In Canada, although all cities, towns and villages are served by electric power, domestic lighting in remote areas is still provided by lamps using naphtha gas, propane or kerosene. As electric lights become available, all other illuminants will likely be discontinued. However, for those who still derive great pleasure and satisfaction from the psychological attraction, the magic of the open flame will endure.
Nondomestic Lighting
Oil (vegetable or animal), gas and kerosene lamps were used extensively for street lighting in North America before electric lamps were introduced. The brilliant carbon-arc lamps invented by Sir Humphry Davy in 1808 were used primarily for large indoor areas and outdoors for streetlights, searchlights and lighthouses. Oil-fueled streetlights were used in Montréal, Québec City and Toronto until replaced by gaslights (1837-47), which were in turn replaced by electric lights.
Horse-drawn vehicles, trains, bicycles, motorcycles, cars and boats had special lighting requirements.

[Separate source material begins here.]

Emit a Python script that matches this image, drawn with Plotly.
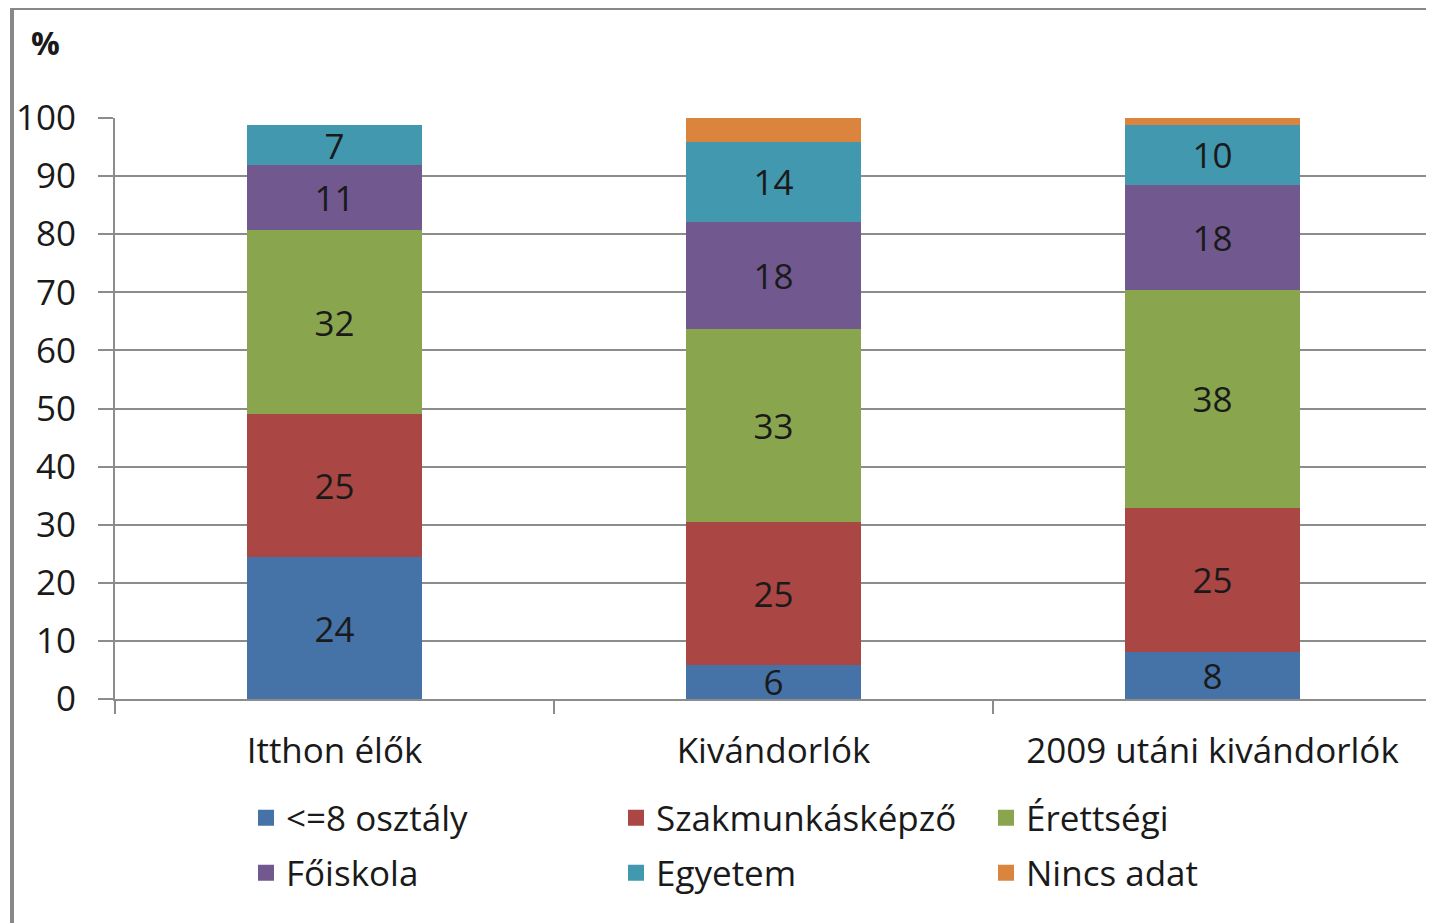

To guide the traveller, candles, kerosene, whale oil and carbide lamps were used before battery-powered electric lights. In Ontario, Thomas Leopold Willson demonstrated Hamilton's first carbon-arc lamp in the 1880s. Soon after this he went to the US, where he discovered a method of producing calcium carbide. This substance was used in vehicle lamps, particularly for bicycles and motorcycles, as well as in lighthouses and in miners' lamps. A controlled trickle of water, combined with the calcium chloride, produced a continuous supply of acetylene gas that was conducted to a special burner. There was also limited domestic use for table lamps and for central systems, similar to artificial gas. These lamps had worldwide use but, in Canada as elsewhere, have been superseded for transportation purposes by electric lighting, powered by batteries or generators.